I don’t think there’s anybody who actually knows. I think all that we do is hope that things get better, because how do you really know when it would end?
There have been calls for dialogue that end up in futility. It has hardly yielded anything. We are only hopeful.
Amid all these, you were able to fictionalize reality. Please tell us about your book?
A lot has happened within 4 years of the Southern Cameroon struggle. There have been killings and the burning down of schools and so on. Amongst other things, last year, in February 2020, there was a shooting at Ngarbuh, a village in the Northwest, where about 22 children were killed for going to school. It’s just a mess here.
So, I decided to tell a story about what is happening. I realized too that a lot of people don’t know about Cameroon. It’s weird. Even neighboring countries like Nigeria. I have been to Nigeria a couple of times, and I remember a lot of people asking me:
“How do you speak English so well when you’re from Cameroon?”
And this tells me that there’s a lot they don’t know about Cameroon, especially the Southern Cameroon or English-speaking Cameroon.
So I decided to write about young adults in an acapella choir because music is also a strong part of Cameroonian culture. The acapella group is made up of four friends going through their own struggles and trying to make it big. Like every other person, they struggle to achieve their goals, and then they are caught up by the crisis. So, it’s 3 boys in their late teens and early 20s with a group leader who is older.
Speaking about music, how’s entertainment like in Cameroon?
I am proud of how much it is growing. So many of us grew up consuming a lot of American, Nigerian, and Ghanaian products. Yet even now, we hardly see other countries consuming ours. Apart from the old school makossa legends, we have great new school musicians here too like Daphné, Jovi, Blanche Bailey, Stanely Enow, and Salatiel who did a song with Beyoncé, and others are doing great too.

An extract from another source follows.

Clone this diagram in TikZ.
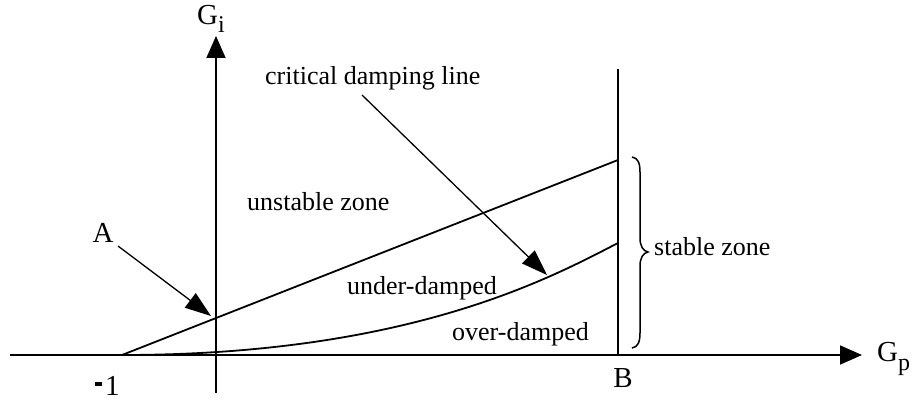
\documentclass[tikz,border=0pt]{standalone}
\usepackage{fontspec}
\setmainfont{Liberation Serif}
\usetikzlibrary{arrows.meta}
\begin{document}
\begin{tikzpicture}[x=1pt,y=-1pt,
  mainline/.style={line width=1.8pt},
  axisarrow/.style={mainline,-{Triangle[length=22pt,width=19pt]}},
  pointer/.style={line width=1.3pt,-{Triangle[length=26pt,width=18pt]}},
  lbl/.style={inner sep=0pt,anchor=base west,font=\fontsize{26}{30}\selectfont},
  biglbl/.style={inner sep=0pt,font=\fontsize{29}{32}\selectfont}]
\useasboundingbox (0,0) rectangle (919,401);
% coordinates
\coordinate (xs) at (10,355);
\coordinate (xe) at (862,355);
\coordinate (ys) at (216,393);
\coordinate (ye) at (216,36);
\coordinate (m1) at (122,355);
\coordinate (top) at (618,160);
\coordinate (crit) at (618,243);
\coordinate (bt) at (618,69);
\coordinate (bb) at (618,355);
\coordinate (pa) at (118,246);
\coordinate (ta) at (211,316);
\coordinate (pc) at (362,95);
\coordinate (tc) at (547,275);
% axes
\draw[axisarrow] (xs) -- (xe);
\draw[axisarrow] (ys) -- (ye);
% lines
\draw[mainline] (bt) -- (bb);
\draw[mainline] (m1) -- (top);
\draw[mainline] (m1) .. controls (410,355) and (552,277) .. (crit);
% brace
\draw[line width=1.5pt] (632,157) .. controls (638,158) and (640,163) .. (640,172)
  -- (640,238) .. controls (640,246) and (643,251) .. (648,252)
  .. controls (643,253) and (640,258) .. (640,266)
  -- (640,333) .. controls (640,342) and (638,347) .. (632,348);
% pointers
\draw[pointer] (pa) -- (ta);
\draw[pointer] (pc) -- (tc);
% labels
\node[biglbl,anchor=base west] (gi) at (197,25) {G\raisebox{-8pt}{\fontsize{24}{24}\selectfont i}};
\node[biglbl,anchor=base west] (gp) at (877,361) {G\raisebox{-9pt}{\fontsize{24}{24}\selectfont p}};
\node[biglbl,anchor=base] (la) at (103,242) {A};
\node[biglbl,anchor=base west] (lm) at (95,395) {\rule[9pt]{7pt}{4pt}\hspace{3pt}1};
\node[biglbl,anchor=base] (lb) at (623,387) {B};
\node[lbl] (lc) at (265,85) {critical damping line};
\node[lbl] (lu) at (247,211) {unstable zone};
\node[lbl] (lud) at (347,294) {under-damped};
\node[lbl] (lod) at (452,340) {over-damped};
\node[lbl] (ls) at (654,255) {stable zone};
\end{tikzpicture}
\end{document}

When it comes to movies, a lot of people are putting in the work as well. My personal favorite, I may be biased here because he is my brother, Proxy Buh Melvin, who is a fantastic scriptwriter, paving a pathway with legacy. He’s single-handedly written 2 series that are both on African Magic Showcase.
And one of his current projects, “The Fisherman’s Diary” co-written with Enah Johnscott, the director, and produced by Kang Quintus, has been accepted for the Oscars. Cameroon continues to build its entertainment industry, creating different platforms to support new talents. I am still hopeful though, that literature finds its space here as a major form of entertainment as well.
We’re in a period where there’s global challenge health-wise, economically, politically, and socially. Despite so, you’ve had a great win as a writer becoming one of the scholars of Miles Morland Foundation. How has it been for you so far, Howard?
The political environment and Covid-19 have made things quite difficult. As well as the typical challenges of adulthood. I had to suspend my Ph.D. program at some point. I was in a dilemma, completing the degree or primarily focusing on my writing. I didn’t do much writing this year.
I was really low-key and most of what I applied for were spontaneous and at the nick of time. And that’s how it happened with the Kalahari Short Story Competition in which I emerged as one of the winners and the Miles Morland. There were about 1000 entrants for the scholarship, but 4 emerge winners from around Africa (Cameroon, Ghana, Kenya, and Libya).
What the Morland foundation does is this: they know you have a great story idea, but you can’t write it because you don’t have the time, perhaps you’re working, you need money to live. So, they pay you to write so you don’t have to work for a year. Every month, based on agreement, you get to submit 10,000 words until the book is completed. So they are paying you and putting pressure on you to finish the book.
They believe the story you want to tell is powerful and so they encourage you. I think what they’re doing is incredible. Especially for writers like me who need a system. I think I work better under structures, and deadlines keep me in check. Otherwise, I end up procrastinating. Hopefully, by the end of the year, I’ll have the manuscript ready, the first draft at least, that I may have to rework.
Thank you for talking to us, Howard, and success with your book.